Mais, les débats sur le mandat apparent sont sans intérêt pour la solution du litige puisque précisément la société Almi n'a pas accepté cette proposition dont il faut relever, au surplus, qu'elle présentait une nature commerciale adossée à une proposition de partenariat financier en vue de l'octroi d'un prêt à taux zéro de 185 000 euros.
Enfin, l'intimée demande, en application de l'article 1152 du Code civil, dans sa version antérieure à celle issue de l'ordonnance n° 2016-131 du 10 février 2016, la réduction de la clause pénale réclamée par l'appelante.
En l'espèce, la clause pénale est manifestement excessive alors que la société L. LSO, distributeur de boissons de toute nature, réalisant un chiffre d'affaires d'environ 20 millions d'euros, implantée dans un tissu économique local dynamique dans ce secteur, n'a pas subi un préjudice à la mesure du montant réclamé, d'autant qu'il ne résulte d'aucun élément que les 20 % du chiffre d'affaires fixé dans la clause seraient inférieurs à sa marge brute.
Il convient de réduire la clause pénale à la somme de 10 000 euros que la société Les Colonnes de Biarritz sera condamnée à payer, outre les intérêts au taux légal à compter de la mise en demeure du 11 juillet 2016.

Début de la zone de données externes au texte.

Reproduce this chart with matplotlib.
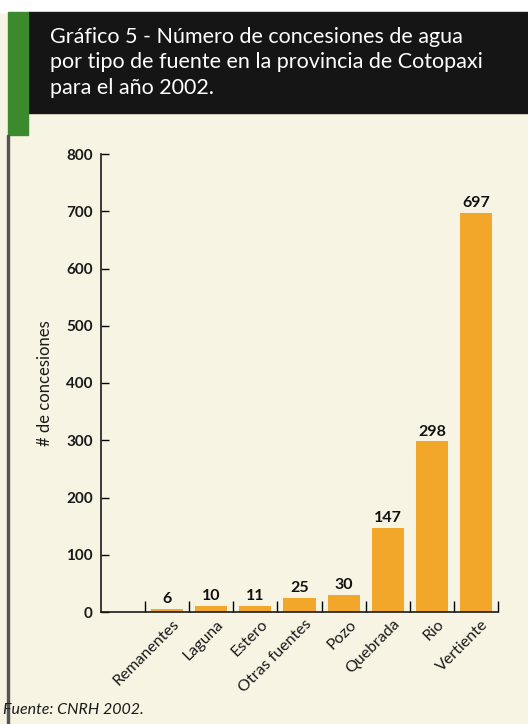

Le jugement déféré sera condamné sur les dépens et les frais irrépétibles et la société Les Colonnes de Biarritz condamnée aux dépens d'appel et à payer à la société L. LSO une indemnité complémentaire de 1 000 euros sur le fondement de l'article 700 du Code de procédure civile.
Par ces motifs : LA COUR, après en avoir délibéré, statuant publiquement par mise à disposition au greffe, par arrêt contradictoire et en dernier ressort, Révoque l'ordonnance de clôture et fixe la clôture au 9 avril 2019, Confirme le jugement déféré en ce qu'il a débouté la société Almi, devenue Les Colonnes de Biarritz, de sa demande de nullité du contrat d'achat exclusif de boissons du 18 janvier 2012, ainsi qu'en ses dispositions relatives aux dépens et aux frais irrépétibles, Infirme le jugement pour le surplus, et statuant à nouveau, Condamne la société Les Colonnes de Biarritz à payer à la société L. LSO la somme de 10 000 euros au titre de la clause pénale, Condamne la société Les Colonnes de Biarritz aux dépens d'appel, Condamne la société Les Colonnes de Biarritz à payer à la société L. LSO une indemnité complémentaire de 1 000 euros sur le fondement de l'article 700 du Code de procédure civile. Autorise M° P., avocat, à procéder au recouvrement direct des dépens d'appel, conformément aux dispositions de l'article 699 du Code de procédure civile.